Un projet à l’encontre du bon sens environnemental pourrait voir le jour dans la région du Tricastin, dans la Drôme. Un échangeur sur l’autoroute A7 serait en gestation pour un coût de 21 millions d’euros. Le projet se situe à quelques kilomètres seulement des échangeurs déjà existants de Bollène et Montélimar sud , et entraînerait l’expropriation de plusieurs hectares de terres agricoles cultivées.
par Séverine
Denis Hugues exploite la ferme familiale depuis des décennies. L’agriculteur de Saint-Paul-Trois-Châteaux est aujourd’hui désemparé : « Au départ, Vinci m’a dit que nous serions expropriés de 8 hectares, puis c’est monté à 10 ha, puis 12 ha… On entend parler aussi d’installer un parking de covoiturage, et de créer des bassins de rétention. Combien de terres agricoles allons-nous devoir abandonner ? » C’est un sentiment de tristesse pour toute une famille d’agriculteurs installée dans le secteur depuis des générations. Et une incompréhension également. Comment leur commune peut-elle laisser faire une telle gabegie écologique et financière pour un gain de parcours de quelques minutes ?
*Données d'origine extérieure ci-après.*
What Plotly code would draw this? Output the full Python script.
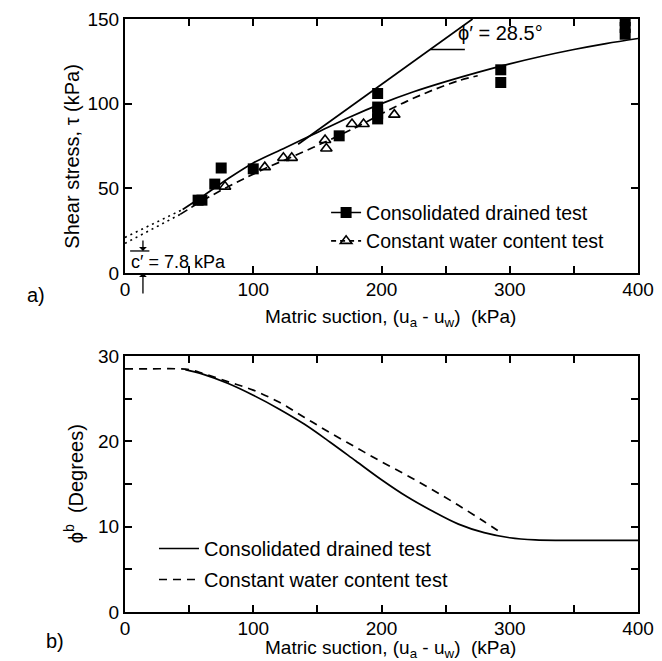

Face à cette aberration, un collectif s’est levé afin de lutter contre ce projet et soutenir l’agriculteur. Pour Marie, « cet échangeur est totalement contre-productif. Vingt-et-un millions d’euros ! C’est une somme qu’il serait plus pertinent de mobiliser à des services utiles comme des mobilités douces et collectives de la population locale ; des transports collectifs, des voies cyclables… ».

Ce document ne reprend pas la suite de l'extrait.